Depuis une semaine la France se rappelle douloureusement que le conflit est loin d’être éteint au Sahel. D’abord avec la mort de trois militaires de la force Barkhane, le 12 avril, dans une explosion au passage de leur véhicule dans le nord du Mali, près de Tessalit. François Hollande leur a rendu un hommage solennel mercredi aux Invalides. L’attentat a été revendiqué par les jihadistes d’Ansar ed-Dine.
Puis avec la manifestation antifrançaise à l'aéroport de Kidal, lundi, lors de laquelle deux jeunes ont été tués par balles au cours d'affrontements avec les hommes de la Mission des Nations unies au Mali (Minusma). Vers 10 heures, une centaine d'habitants ont pénétré sur la piste pour dénoncer des «arrestations jugées arbitraires et abusives d'individus dans la région». Depuis, Barkhane a procédé à de nouvelles arrestations. Celles-ci sont fréquentes lorsque des renseignements sont obtenus sur des caches ou des ateliers de fabrication d'engins explosifs. «Tout individu armé qui se trouve à proximité de ces sites est appréhendé, précise le porte-parole de l'état-major des armées, le colonel Gilles Jaron. Après une phase de renseignement militaire, si on pense qu'il peut appartenir à un groupe terroriste, on le transfère aux autorités maliennes.» Ces arrestations ont-elles visé les mauvaises personnes ? Ou ont-elles trop dérangé l'activité des trafics transfrontaliers, qui font vivre une partie des Touaregs de la région ? Gilles Jaron émet des doutes sur la «spontanéité» du rassemblement de lundi, où se trouvaient beaucoup de femmes et d'enfants. Mais selon un journaliste malien présent sur place, la manifestation était pacifique, avant de basculer quand les Casques bleus ont utilisé des gaz lacrymogènes pour disperser la foule. Selon la Minusma, certains manifestants étaient «munis de cocktails Molotov» et ont «mis le feu aux installations» de l'aéroport.

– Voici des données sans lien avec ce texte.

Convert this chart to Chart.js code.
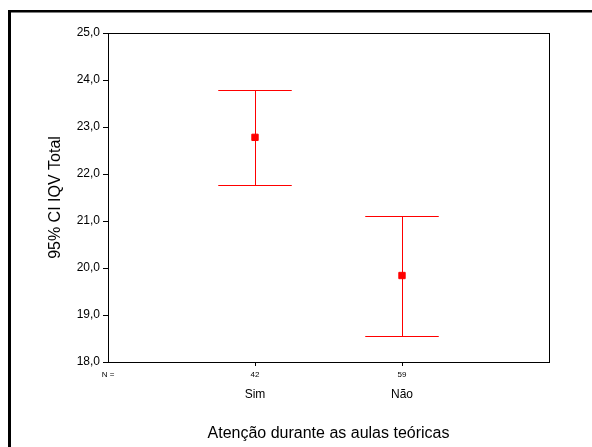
<!DOCTYPE html>
<html>
<head>
<meta charset="utf-8">
<script src="https://cdn.jsdelivr.net/npm/chart.js@4"></script>
<style>
  body { margin: 0; background: #fff; }
  #wrap { width: 592px; height: 447px; }
</style>
</head>
<body>
<div id="wrap"><canvas id="myChart" width="592" height="447"></canvas></div>
<script>
const categories = ['Sim', 'Não'];
const counts = [42, 59];
const means = [22.78, 19.84];
const lower = [21.77, 18.55];
const upper = [23.78, 21.11];
const yTicks = [18, 19, 20, 21, 22, 23, 24, 25];

Chart.defaults.color = '#000';
Chart.defaults.font.family = '"Liberation Sans", Arial, sans-serif';

// cadre + barres d'erreur + effectifs
const extras = {
  id: 'extras',
  beforeDraw(chart) {
    const ctx = chart.ctx;
    ctx.save();
    ctx.fillStyle = '#000';
    ctx.fillRect(8, 10, 600, 2.5);
    ctx.fillRect(8, 10, 3, 450);
    ctx.restore();
  },
  beforeDatasetsDraw(chart) {
    const ctx = chart.ctx;
    const xs = chart.scales.x, ys = chart.scales.y;
    ctx.save();
    ctx.strokeStyle = '#ff0000';
    ctx.lineWidth = 1;
    categories.forEach((c, i) => {
      const x = Math.round(xs.getPixelForValue(i + 1)) + 0.5;
      const x0 = xs.getPixelForValue(i + 1 - 0.25);
      const x1 = xs.getPixelForValue(i + 1 + 0.25);
      const yl = Math.round(ys.getPixelForValue(lower[i])) + 0.5;
      const yu = Math.round(ys.getPixelForValue(upper[i])) + 0.5;
      ctx.beginPath();
      ctx.moveTo(x, yl); ctx.lineTo(x, yu);
      ctx.moveTo(x0, yl); ctx.lineTo(x1, yl);
      ctx.moveTo(x0, yu); ctx.lineTo(x1, yu);
      ctx.stroke();
    });
    ctx.restore();
  },
  afterDraw(chart) {
    const ctx = chart.ctx;
    const a = chart.chartArea;
    const xs = chart.scales.x;
    ctx.save();
    ctx.strokeStyle = '#000';
    ctx.lineWidth = 1;
    ctx.strokeRect(Math.round(a.left) + 0.5, Math.round(a.top) + 0.5,
      Math.round(a.right - a.left), Math.round(a.bottom - a.top));
    ctx.fillStyle = '#000';
    ctx.font = '8px "Liberation Sans", Arial, sans-serif';
    ctx.textAlign = 'center';
    ctx.textBaseline = 'middle';
    ctx.fillText('N =', a.left, a.bottom + 13);
    counts.forEach((n, i) => {
      ctx.fillText(String(n), xs.getPixelForValue(i + 1), a.bottom + 13);
    });
    ctx.restore();
  }
};

const ctx = document.getElementById('myChart').getContext('2d');
const chart = new Chart(ctx, {
  type: 'scatter',
  data: {
    datasets: [{
      label: 'IQV Total',
      data: means.map((m, i) => ({ x: i + 1, y: m })),
      pointStyle: 'rect',
      pointRadius: 4.5,
      pointHoverRadius: 4.5,
      backgroundColor: '#ff0000',
      borderColor: '#ff0000',
      borderWidth: 1
    }]
  },
  options: {
    responsive: false,
    animation: false,
    layout: { padding: { top: 33, right: 43, left: 0, bottom: 0 } },
    plugins: { legend: { display: false }, tooltip: { enabled: false } },
    scales: {
      x: {
        type: 'linear',
        min: 0,
        max: 3,
        afterBuildTicks: axis => { axis.ticks = categories.map((c, i) => ({ value: i + 1 })); },
        afterFit: scale => { scale.height = 85; },
        grid: { drawOnChartArea: false, drawTicks: true, tickLength: 4, color: '#000' },
        border: { display: true, color: '#000', width: 1 },
        ticks: {
          padding: 21,
          font: { size: 12 },
          callback: v => categories[v - 1] || ''
        },
        title: {
          display: true,
          text: 'Atenção durante as aulas teóricas',
          font: { size: 16 },
          padding: { top: 0, bottom: 4 }
        }
      },
      y: {
        min: 18,
        max: 25,
        afterBuildTicks: axis => { axis.ticks = yTicks.map(v => ({ value: v })); },
        afterFit: scale => { scale.width = 108; },
        grid: { drawOnChartArea: false, drawTicks: true, tickLength: 5, color: '#000' },
        border: { display: true, color: '#000', width: 1 },
        ticks: {
          padding: 3,
          font: { size: 12 },
          callback: v => v.toFixed(1).replace('.', ',')
        },
        title: {
          display: true,
          text: '95% CI IQV Total',
          font: { size: 16 },
          padding: { top: 46, bottom: 0 }
        }
      }
    }
  },
  plugins: [extras]
});
</script>
</body>
</html>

Une vidéo qu'a fait notamment circuler la Coordination des mouvements de l'Azawad, composée d'ex-rebelles touaregs signataires de l'accord de paix, montre des affrontements entre de jeunes Maliens et les blindés de la Minusma. On y entend des coups de feu. Deux manifestants y apparaissent couverts de sang, à terre. L'un a reçu une balle dans la tête. Une commission d'enquête onusienne a été mise en place pour «identifier l'origine des tirs». La Minusma «entend prendre sa part de responsabilité le cas échéant». La piste d'atterrissage de Kidal est un enjeu stratégique du conflit : elle symbolise pour les Touaregs l'arrivée des forces étrangères au Nord-Mali. Trois ans après le début des opérations françaises pour y chasser les jihadistes, c'est à nouveau sur cette langue de terre que la guerre a été ravivée, le temps d'une matinée.